OPINION: Three reasons why red-light cameras should stay in Manatee

·3 min read

The Manatee County commissioners recently signaled their support for ending the county’s red-light camera program in October, which is when a contract with the county’s equipment vendor is set to expire.

More: No more red-light cameras in Manatee County? Program set to expire in October

Sigh.

Actually, the commissioners' move isn't all that surprising given that only several months ago, they voted to suspend any efforts to issue tickets to motorists making illegal right turns at intersections with traffic cameras.

But that doesn't change the reality that ending Manatee County's red-light camera program would a bad, horrible, terrible, ludicrous – oh, by the way, did we mention "bad"? – idea. And here are three reasons why:

1. Numerous studies continue to show that red-light cameras, when properly maintained and coordinated, can help prevent accidents and save lives.

For example, exhaustive research by the nonprofit Insurance Institute for Highway Safety revealed a 21% reduction in fatal red-light crashes in communities that use traffic cameras – and a 30% increase in red light-related accidents at intersections where cameras had been removed.

Shouldn’t figures like these mean something when it comes to promoting, encouraging and enforcing safe driving in Manatee County? Or is it more important to completely get rid of red-light cameras in the community simply because, as County Commissioner George Kruse suggested, people don’t “like them”?

Well, a lot of people probably aren't crazy about getting traffic tickets from Manatee County Sheriff's Office deputies, either. So are we going to apply the "Hey, people don't like it, so don't do it" principle to that, too, Commissioner Kruse?

There's a strong chance that Manatee County's current red-light traffic camera program will end in October.
There's a strong chance that Manatee County's current red-light traffic camera program will end in October.
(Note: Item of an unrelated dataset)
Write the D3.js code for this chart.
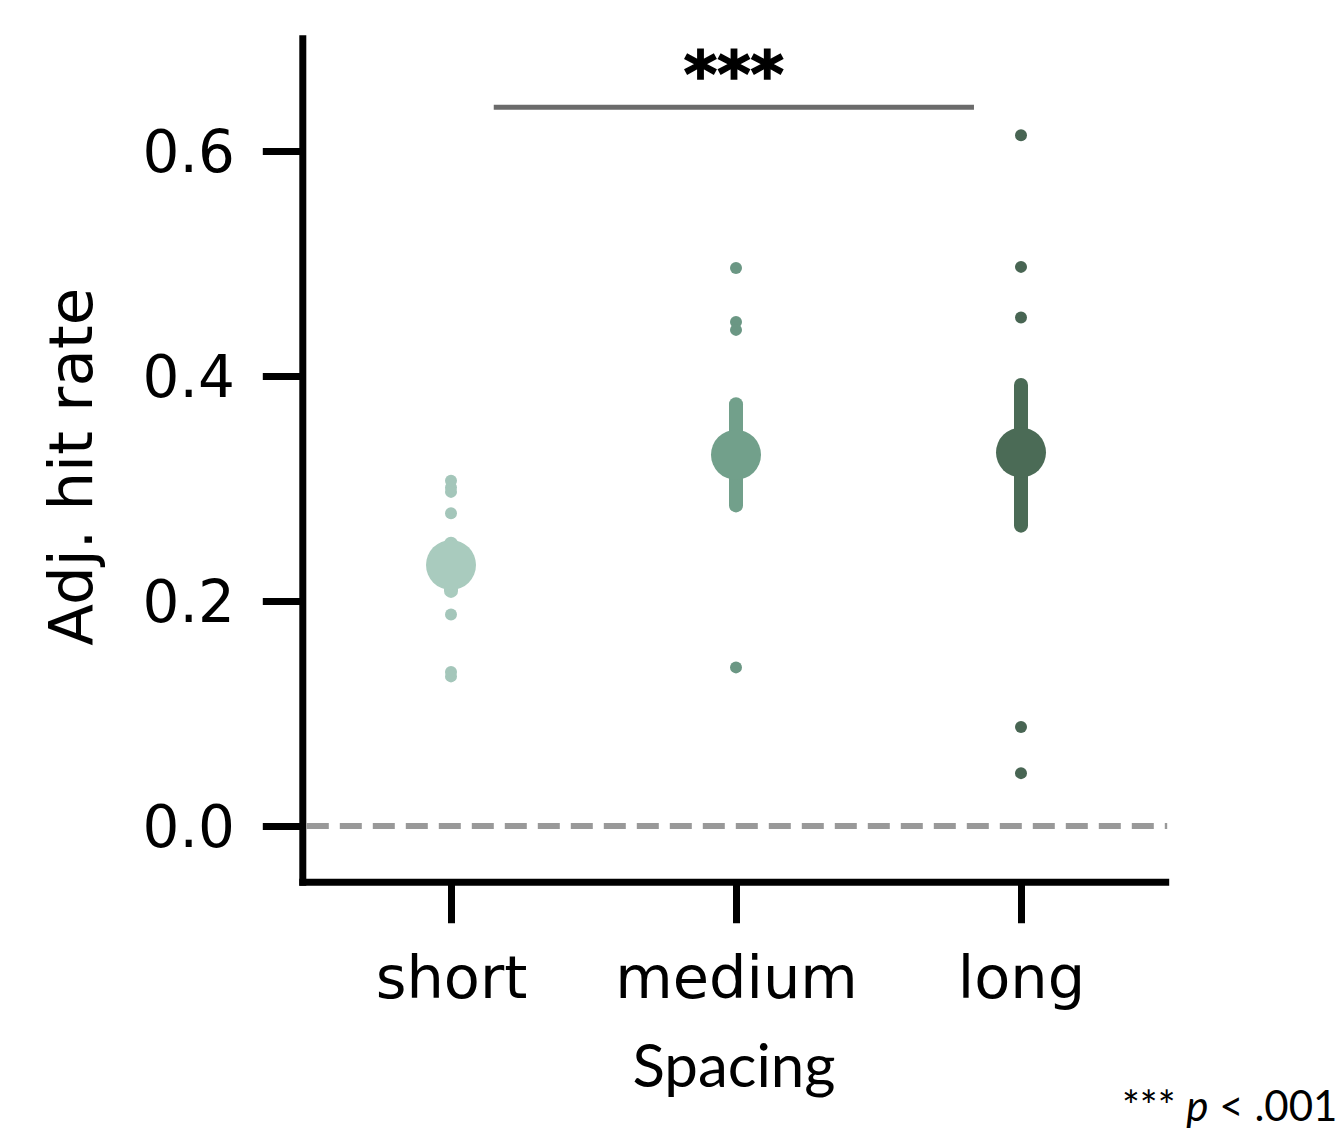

2. Driving in America has rarely been more dangerous than it is today. Period.

How dangerous?

According to data just released by the National Highway Traffic Safety Administration, more people died on U.S. roadways in 2021 than in any year since 2005 – and 4,091 more people died in motor vehicle crashes last year than in 2020.

In fact, things are so bad on America’s roads – not merely for drivers, but for pedestrians, cyclists and anyone else brave enough to venture anywhere where vehicles are traveling – that the Biden administration is sending $5 billion to communities around the country to implement programs aimed at reducing traffic deaths and increasing safety.
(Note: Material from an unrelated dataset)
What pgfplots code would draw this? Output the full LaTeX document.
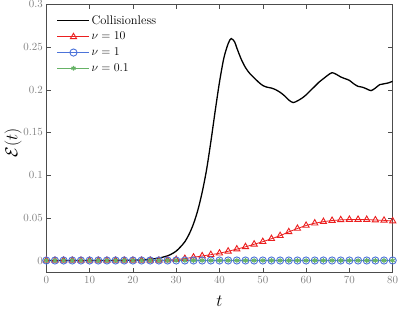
\documentclass[border=0pt]{standalone}
\usepackage{pgfplots}
\pgfplotsset{compat=1.18}
\definecolor{cred}{rgb}{0.92,0.12,0.12}
\definecolor{cblue}{rgb}{0.30,0.45,0.85}
\definecolor{cgreen}{rgb}{0.40,0.70,0.40}
\begin{document}
\begin{tikzpicture}
\begin{axis}[
  scale only axis,
  width=346.4bp, height=268.3bp,
  xmin=0, xmax=80, ymin=-0.0143, ymax=0.3,
  xtick={0,10,...,80},
  ytick={0,0.05,0.1,0.15,0.2,0.25,0.3},
  scaled y ticks=false,
  yticklabel style={/pgf/number format/fixed,/pgf/number format/precision=2},
  tick align=inside,
  major tick length=4.3bp,
  minor tick num=0,
  axis line style={draw=black!70, line width=0.5pt},
  every tick/.style={draw=black!70, line width=0.5pt},
  tick label style={font=\fontsize{10.5}{12}\selectfont, text=black!50},
  xticklabel style={yshift=-0.5bp},
  xlabel={$t$}, ylabel={$\mathcal{E}(t)$},
  label style={font=\fontsize{19}{22}\selectfont},
  xlabel style={at={(axis description cs:0.5,-0.105)}, anchor=center},
  ylabel style={at={(axis description cs:-0.0961,0.483)}, anchor=center},
  legend style={draw=none, fill=none, at={(0.03,0.965)}, anchor=north west,
    font=\fontsize{12.5}{15}\selectfont, row sep=3.5bp, inner sep=0pt,
    nodes={inner sep=1.5bp}},
  legend cell align=left,
  legend image code/.code={\draw[mark repeat=2,mark phase=2] plot coordinates {(0bp,0bp) (16bp,0bp) (32bp,0bp)};},
]
\addlegendimage{black, line width=1.2pt}
\addlegendentry{Collisionless}
\addplot[cred, line width=0.8pt, mark=triangle, mark size=3.6pt, mark options={line width=0.9pt, fill=cred!25}] coordinates {
(0,0)(2,0)(4,0)(6,0)(8,0)(10,0)(12,0)(14,0)(16,0)(18,0)(20,0)(22,0)(24,0)(26,0)
(28,0.0005)(30,0.001)(32,0.0022)(34,0.0038)(36,0.0053)(38,0.0068)(40,0.0085)
(42,0.0108)(44,0.0133)(46,0.016)(48,0.019)(50,0.022)(52,0.0255)(54,0.029)
(56,0.0335)(58,0.0375)(60,0.041)(62,0.0437)(64,0.0455)(66,0.0468)(68,0.0476)
(70,0.048)(72,0.048)(74,0.0479)(76,0.0474)(78,0.047)(80,0.0462)};
\addlegendentry{$\nu=10$}
\addplot[cblue, line width=0.8pt, mark=o, mark size=3.6pt, mark options={line width=0.9pt}] coordinates {
(0,0)(2,0)(4,0)(6,0)(8,0)(10,0)(12,0)(14,0)(16,0)(18,0)(20,0)(22,0)(24,0)(26,0)
(28,0)(30,0)(32,0)(34,0)(36,0)(38,0)(40,0)(42,0)(44,0)(46,0)(48,0)(50,0)(52,0)
(54,0)(56,0)(58,0)(60,0)(62,0)(64,0)(66,0)(68,0)(70,0)(72,0)(74,0)(76,0)(78,0)(80,0)};
\addlegendentry{$\nu=1$}
\addplot[cgreen, line width=0.8pt, mark=asterisk, mark size=2.4pt, mark options={line width=1.1pt}] coordinates {
(0,0)(2,0)(4,0)(6,0)(8,0)(10,0)(12,0)(14,0)(16,0)(18,0)(20,0)(22,0)(24,0)(26,0)
(28,0)(30,0)(32,0)(34,0)(36,0)(38,0)(40,0)(42,0)(44,0)(46,0)(48,0)(50,0)(52,0)
(54,0)(56,0)(58,0)(60,0)(62,0)(64,0)(66,0)(68,0)(70,0)(72,0)(74,0)(76,0)(78,0)(80,0)};
\addlegendentry{$\nu=0.1$}
\addplot[black, line width=1.3pt, smooth, forget plot] coordinates {
(0,0)(10,0)(16,0.0001)(20,0.0004)(22,0.0008)(24,0.0015)(26,0.0028)(28,0.0055)
(29,0.0078)(30,0.011)(31,0.016)(32,0.022)(33,0.031)(34,0.043)(35,0.059)(36,0.080)
(37,0.106)(38,0.139)(39,0.175)(40,0.209)(41,0.237)(42,0.254)(42.7,0.260)(43.5,0.256)
(44,0.249)(45,0.236)(46,0.226)(47,0.219)(48,0.214)(49,0.209)(50,0.205)(51,0.203)
(52,0.202)(53,0.200)(54,0.197)(55,0.193)(56,0.188)(57,0.185)(58,0.187)(59,0.190)
(60,0.194)(61,0.199)(62,0.204)(63,0.209)(64,0.213)(65,0.217)(66,0.220)(67,0.218)
(68,0.215)(69,0.213)(70,0.211)(71,0.207)(72,0.204)(73,0.203)(74,0.201)(75,0.199)
(76,0.202)(77,0.206)(78,0.207)(79,0.208)(80,0.210)};
\end{axis}
\pgfresetboundingbox
\path[use as bounding box] (-46.3bp,-36.3bp) rectangle (352.7bp,272.7bp);
\end{tikzpicture}
\end{document}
If anything, the Manatee County commissioners should be trying to figure out if there's a way to get federal money to improve Manatee’s red-light camera enforcement efforts. And they certainly shouldn't be trying to score cheap political points with the county’s wannabe drag racers by scrapping the use of traffic cameras.

3. See reasons “1” and “2” above.

They are pretty self-explanatory in making the case for keeping red-light traffic cameras in Manatee County, and they should be pretty persuasive, as well.

It’s never too late to do the right thing, and Manatee County's commissioners can do what’s both wise and safe by reversing course on their misguided plan to end the county’s red-light camera program.